11. Everyone thinks you need company when you really want some goddamn peace and quiet
To people in collectivist societies, solo travel is about as mysterious and mind-boggling as ritual suicide. So in many parts of Asia, for example, the locals will graciously go out of their way to walk with you, talk with you, practice English with you, and invite you places.
Pro tip: wear headphones on days you don’t feel like socializing. Turn the music up loud.
12. You want to take a risk
It took me about a decade to get comfortable with idea of camping solo. And I’ve still never tried backpacking alone. Part of me thinks it would be incredibly freeing and that my creative spirit would run wild. And part of me is afraid they’d find my bones a year later, licked clean and shiny by wild dingoes.
13. Your flight is canceled
You’ve been in this crappy airport for seventeen hours. Now it’s night, and you just want to lay down on a couch somewhere and sleep. But if you do that, any drug dealer in the place could come up and slip an ounce of cocaine in your backpack.

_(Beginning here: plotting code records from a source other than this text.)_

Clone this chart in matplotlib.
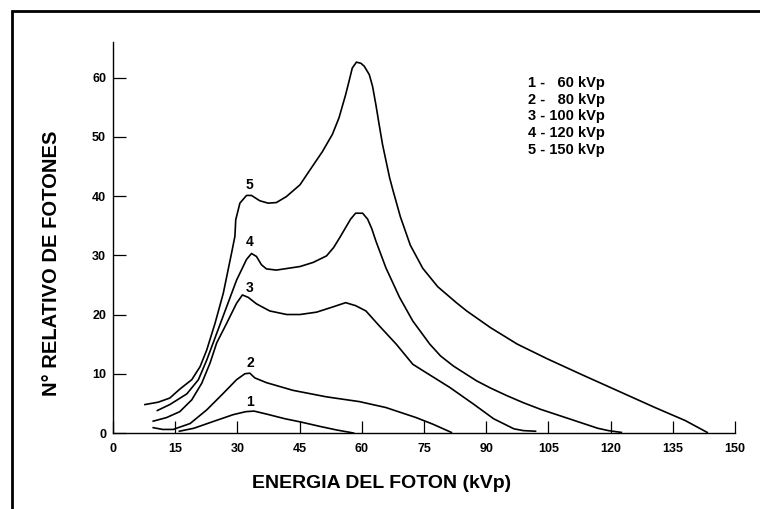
import matplotlib
matplotlib.use('Agg')
import matplotlib.pyplot as plt
from matplotlib.patches import Rectangle

plt.rcParams['font.family'] = ['Liberation Sans', 'DejaVu Sans']
plt.rcParams['font.weight'] = 'bold'

# espectros de rayos X
x1 = [16, 19.5, 24, 29, 32, 34, 37, 41.5, 45, 50, 54, 58]
y1 = [0.3, 0.8, 1.9, 3.1, 3.6, 3.7, 3.2, 2.4, 1.9, 1.1, 0.5, 0.0]

x2 = [9.7, 12, 14.5, 18.6, 22.6, 26.6, 29.8, 31.8, 33.0, 34.2, 37, 43.4, 51.5,
      59.4, 65.8, 73.1, 77.1, 81.6]
y2 = [0.9, 0.6, 0.6, 1.6, 3.9, 6.7, 9.0, 10.0, 10.1, 9.3, 8.5, 7.2, 6.1,
      5.3, 4.3, 2.6, 1.5, 0.1]

x3 = [9.7, 12.9, 16.1, 19.0, 21.4, 23.4, 25.0, 27.4, 29.8, 31.2, 32.6, 34.6,
      37.8, 41.9, 45.1, 49.1, 53.1, 56.1, 58.5, 61.0, 64.2, 68.3, 72.3, 74.8,
      81.2, 86.9, 91.8, 96.7, 99.0, 101.9]
y3 = [2.0, 2.6, 3.6, 5.6, 8.4, 11.8, 15.2, 18.5, 21.9, 23.3, 22.9, 21.8,
      20.6, 20.0, 20.0, 20.4, 21.3, 22.0, 21.5, 20.6, 18.1, 15.0, 11.6, 10.5,
      7.7, 4.9, 2.4, 0.7, 0.4, 0.3]

x4 = [10.7, 13.7, 17.8, 20.6, 22.6, 25.0, 27.4, 29.8, 32.2, 33.4, 34.6, 35.8,
      37.0, 39.4, 45.1, 48.3, 51.5, 53.2, 54.7, 57.3, 58.5, 60.2, 61.4, 62.4,
      63.4, 65.8, 69.1, 72.3, 76.4, 79.0, 82.1, 85.0, 87.7, 91.0, 95.0, 99.0,
      103.1, 111.3, 116.9, 119.5, 122.6]
y4 = [3.8, 4.8, 6.6, 9.0, 12.3, 16.8, 21.3, 25.8, 29.3, 30.3, 29.8, 28.4,
      27.7, 27.5, 28.1, 28.8, 29.9, 31.3, 33.0, 36.1, 37.1, 37.1, 36.1, 34.5,
      32.4, 27.9, 22.9, 18.9, 15.0, 13.0, 11.3, 10.0, 8.8, 7.6, 6.3, 5.1,
      4.0, 2.1, 0.8, 0.4, 0.1]

x5 = [7.7, 10.9, 13.7, 16.1, 19.0, 21.0, 22.6, 24.6, 26.6, 28.6, 29.4, 29.6,
      30.6, 32.2, 33.4, 35.4, 37.4, 39.4, 41.8, 45.1, 47.5, 50.5, 52.9, 54.5,
      56.1, 57.0, 57.7, 58.7, 59.8, 60.6, 61.8, 62.6, 63.4, 64.2, 65.0, 66.7,
      67.5, 69.3, 71.7, 74.7, 78.3, 82.8, 85.3, 91.0, 97.5, 104.8, 112.9,
      121.8, 130.7, 138.0, 143.3]
y5 = [4.8, 5.2, 5.9, 7.4, 9.0, 11.2, 14.0, 18.5, 23.6, 30.4, 33.2, 36.0,
      38.8, 40.1, 40.1, 39.2, 38.8, 38.9, 39.9, 41.9, 44.4, 47.5, 50.4, 53.2,
      57.1, 59.6, 61.6, 62.6, 62.4, 61.9, 60.5, 58.5, 55.4, 52.0, 48.7, 43.1,
      41.0, 36.5, 31.7, 27.8, 24.7, 22.0, 20.6, 17.8, 15.0, 12.5, 9.9,
      7.1, 4.3, 2.1, 0.1]

curve_ids = ['1', '2', '3', '4', '5']
label_x = 33.0
label_y = [5.2, 11.8, 24.5, 32.3, 41.9]
legend_lines = ['1 -   60 kVp', '2 -   80 kVp', '3 - 100 kVp', '4 - 120 kVp', '5 - 150 kVp']

xticks = list(range(0, 151, 15))
yticks = list(range(0, 61, 10))

fig = plt.figure(figsize=(7.6, 5.09), dpi=100)
ax = fig.add_axes([113/760, 1-433/509, 622/760, 391/509])

for xs, ys in [(x1, y1), (x2, y2), (x3, y3), (x4, y4), (x5, y5)]:
    ax.plot(xs, ys, color='black', lw=1.2, solid_joinstyle='round')

for cid, ly in zip(curve_ids, label_y):
    ax.text(label_x, ly, cid, ha='center', va='center', fontsize=10, fontweight='bold')

ly0 = 59.1
for i, s in enumerate(legend_lines):
    ax.text(100, ly0 - 2.83*i, s, ha='left', va='center', fontsize=10.5, fontweight='bold')

ax.set_xlim(0, 150)
ax.set_ylim(0, 66)
ax.set_xticks(xticks)
ax.set_yticks(yticks)
ax.spines['top'].set_visible(False)
ax.spines['right'].set_visible(False)
for sp in ['left', 'bottom']:
    ax.spines[sp].set_linewidth(1.0)
ax.tick_params(axis='x', direction='in', length=9, width=0.9, pad=7, labelsize=9)
ax.tick_params(axis='y', direction='in', length=9, width=0.9, pad=5, labelsize=9)
for lab in ax.get_xticklabels() + ax.get_yticklabels():
    lab.set_fontweight('bold')

fig.text(52/760, 1-263/509, 'N° RELATIVO DE FOTONES', rotation=90, ha='center', va='center',
         fontsize=14.5, fontweight='bold')
fig.text(382/760, 1-483/509, 'ENERGIA DEL FOTON (kVp)', ha='center', va='center',
         fontsize=14, fontweight='bold')

# marco de la figura
fig.add_artist(Rectangle((12/760, -0.1), 1.2, 1.1 - 11/509, transform=fig.transFigure,
                         fill=False, edgecolor='black', lw=2.0, clip_on=False))

fig.savefig('out.png', dpi=100)
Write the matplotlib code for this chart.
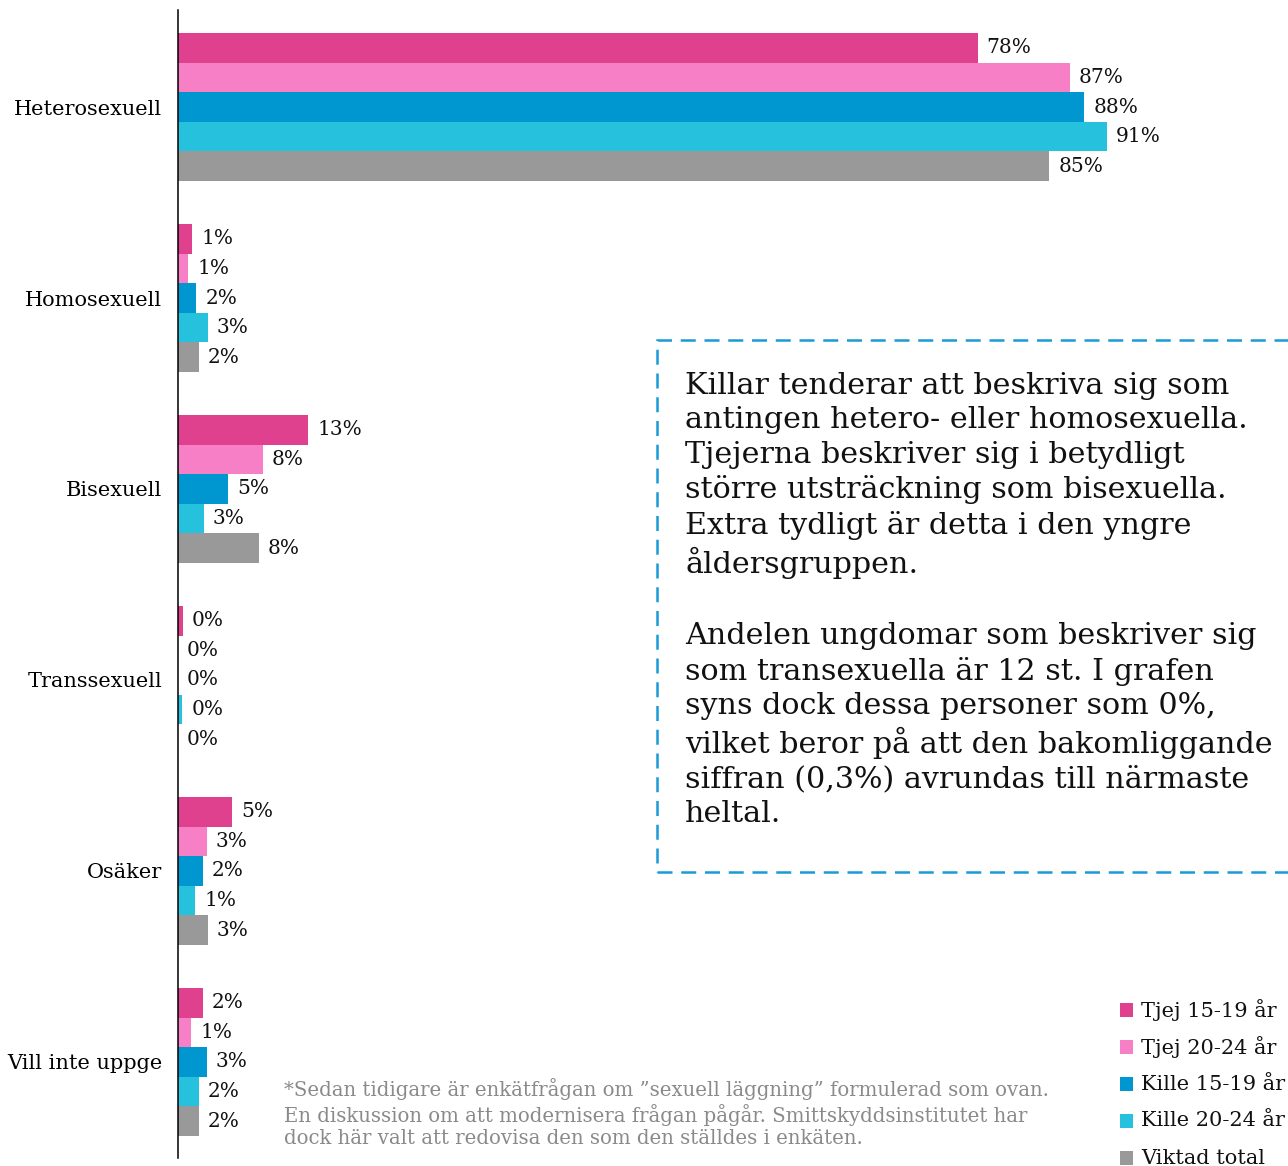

Yeah, without a wingman, you’re better off cruising over the Starbucks and buying a big coffee at a big American price.
14. You compare yourself
At a hostel in Java, I met a girl who’d just biked solo across China. Which would have been pretty awesome, except she couldn’t shut up about it.
“Did you bike here to Yogya?” I asked, totally joking. Because it’s on a freaking island, for one thing.
“No,” she said. “But in the Tibetan town of Dingdong, I broke a rim and had to ride 400 miles in the back of a semi full of live turkeys.”
So I spent like two days avoiding her. When we were in the dorm together, my headphones were on. At meals, I parked at the far end of the table.
Finally it hit me that as much as she made me bonkers, I was doing the exact same thing. I too was torturing everyone around me with stories about all the awesome places I’d been and things I’d done.
“I think she bugs me because she’s more badass than me,” I finally admitted to my friend Estella.
“No,” Estella said. “She’s just annoying.”
15. The fox steals your pizza
While I was camping in the Dolomites, a red fox kept stealing stuff from my tent. It scattered my dishes and dragged my sandals through a mud puddle.
On the night I broke my arm, I went out for dinner. I got a huge pizza, ate two pieces, and brought the rest back to camp in a box.
I didn’t really want my tent smelling like luscious pepperoni. So I balanced the pizza box on the top of the electrical hook up, which was about six feet tall.
In the middle of the night, there was a tremendous crash. I looked outside, and there was the fox with my pizza dangling from its mouth.
There was nothing to do but laugh my ass off. Here I was with a broken arm and a broken phone and now a fox had just stolen my breakfast. Wasn’t that too freakin’ perfect.
Sometimes the loneliest part of solo travel is when good, hilarious, and wonderous things happen. No one I know has climbed the Tridentina Ferrata or watched the sunset over Marmolada. And there’s no one alive I can call up when I’m in a nostalgic mood and say, “Hey, remember that stupid fox?”